Moreover, this paper offers empirical evidence against ignoring conditional volatility in forecasting commodity prices. Even when augmented with economic data spanning all economic activities, linear models, such as ARIMA, provide poor forecasts, especially during extreme events. Our finding highlights the importance of considering nonlinear time series when studying variables with extreme events. In addition, this study’s outcome has practical implications for commodity traders as the GARCH estimation only requires the commodity price.
The findings of this study confirm the use of the generalized autoregressive conditional heteroskedasticity (GARCH) models as a statistical tool that provides high-quality forecasts, not only for the volatility but also for the time series mean. The GARCH model is important because it makes it possible to model financial and economic time series data more precisely. The model effectively captures the key characteristics of the data by taking volatility clustering into consideration. This is critical in crude oil pricing since forecasting depends on precise modeling of volatility. As indicated by
Figure 1, the WTI oil prices exhibited volatility clusters during several periods in the 1992–2022 monthly data. Unlike studies, such as [
14], our study properly accounts for volatility clustering to capture the important feature of WTI oil prices and produce accurate forecasts.
This study can be improved in several respects. First, future studies may extend the factor models to include global demand, international economic, and geopolitical indicators instead of limiting the analysis to the United States’ economic indicators. In fact, the FRED database only includes variables related to U.S. economic activities. Exploring other variables or indices, such as the ones provided by the Economic Policy Uncertainty (EPU) database, may take into consideration global economic activities.

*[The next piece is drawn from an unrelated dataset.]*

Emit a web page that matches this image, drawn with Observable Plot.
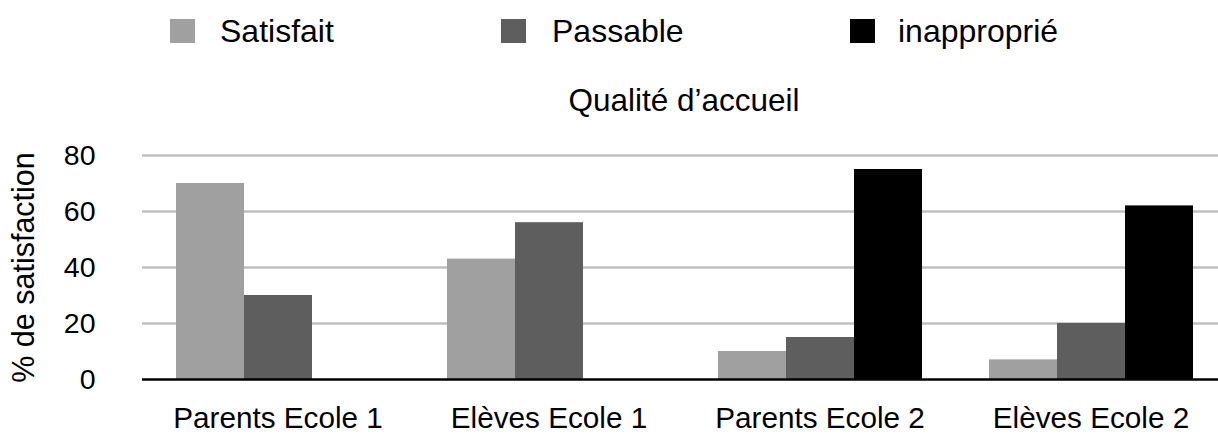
<!DOCTYPE html>
<html lang="fr">
<head>
<meta charset="utf-8">
<script src="https://cdn.jsdelivr.net/npm/d3@7"></script>
<script src="https://cdn.jsdelivr.net/npm/@observablehq/plot@0.6"></script>
<style>
  html, body { margin: 0; padding: 0; background: #fff; overflow: hidden; }
  body { font-family: "Liberation Sans", Arial, Helvetica, sans-serif; color: #000; }
  #head { position: relative; width: 1218px; height: 125px; }
  .swatch { position: absolute; top: 19px; width: 25px; height: 24px; }
  .lbl { position: absolute; top: 15px; font-size: 32px; line-height: 32px; white-space: nowrap; }
  #title { position: absolute; top: 85px; left: 484px; width: 400px; text-align: center;
           font-size: 31.5px; line-height: 31.5px; white-space: nowrap; }
  #chart svg { display: block; }
</style>
</head>
<body>
<div id="head">
  <div id="title">Qualité d’accueil</div>
</div>
<div id="chart"></div>
<script>
// Groupes interrogés et niveaux de satisfaction
const groups = ["Parents Ecole 1", "Elèves Ecole 1", "Parents Ecole 2", "Elèves Ecole 2"];
const series = ["Satisfait", "Passable", "inapproprié"];
const colors = ["#a0a0a0", "#5e5e5e", "#000000"];

// Pourcentages par groupe
const satisfait   = [70, 43, 10, 7];
const passable    = [30, 56, 15, 20];
const inapproprie = [0, 0, 75, 62];

const yTicks = [0, 20, 40, 60, 80];
const gridTicks = [20, 40, 60, 80];

// Légende au-dessus du graphique
const legendX = [{sw: 170, tx: 220}, {sw: 501, tx: 552}, {sw: 850, tx: 898}];
const head = document.getElementById("head");
series.forEach((s, i) => {
  const sw = document.createElement("div");
  sw.className = "swatch";
  sw.style.left = legendX[i].sw + "px";
  sw.style.background = colors[i];
  head.appendChild(sw);
  const t = document.createElement("div");
  t.className = "lbl";
  t.style.left = legendX[i].tx + "px";
  t.textContent = s;
  head.appendChild(t);
});

// Table longue construite à partir des séries
const values = [satisfait, passable, inapproprie];
const data = [];
groups.forEach((g, gi) => {
  series.forEach((s, si) => {
    data.push({group: g, series: s, value: values[si][gi]});
  });
});

const chart = Plot.plot({
  width: 1218,
  height: 310,
  marginTop: 30,
  marginBottom: 56,
  marginLeft: 141,
  marginRight: -9,
  style: {fontFamily: "'Liberation Sans', Arial, Helvetica, sans-serif", color: "#000", background: "#fff"},
  fx: {domain: groups, padding: 0, label: null},
  x: {domain: series, paddingInner: 0, paddingOuter: 0.467, axis: null},
  y: {domain: [0, 80], label: null},
  color: {domain: series, range: colors},
  marks: [
    Plot.ruleY(gridTicks, {stroke: "#bfbfbf", strokeWidth: 2.5}),
    Plot.barY(data, {fx: "group", x: "series", y: "value", fill: "series"}),
    Plot.ruleY([0], {stroke: "#000", strokeWidth: 2.3}),
    Plot.axisY({ticks: yTicks, tickSize: 0, tickPadding: 47, fontSize: 28.5, label: null}),
    Plot.axisY({ticks: [], tickSize: 0, fontSize: 30.5, label: "% de satisfaction",
                labelAnchor: "center", labelOffset: 130, labelArrow: "none"}),
    Plot.axisFx({anchor: "bottom", tickSize: 0, tickPadding: 27, fontSize: 29.7, label: null})
  ]
});
document.getElementById("chart").appendChild(chart);
</script>
</body>
</html>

Second, to palliate linear models’ shortcomings, one of the promising nonlinear modeling techniques is the dynamic model averaging developed by [
39]. To allow the forecasting model’s parameters and forecasting accuracy to vary over time, the model integrates the state space approach with the Markov chain process. This modeling approach allows the parameters and the set of explanatory variables to vary over time. To select the model with the highest probability at any given time, the model is frequently accompanied by dynamic model selection (see, for instance, [
Finally, future studies should also consider asymmetric volatility models. Observational evidence shows that negative shocks have different impacts than positive ones on volatility. The use of asymmetric GARCH models, such as the exponential general autoregressive conditional heteroskedastic (EGARCH) model, developed by [
53], and the Glosten–Jagannathan–Runkle GARCH(GJR-GARCH) model, developed by [
54], are some examples that consider asymmetric volatility.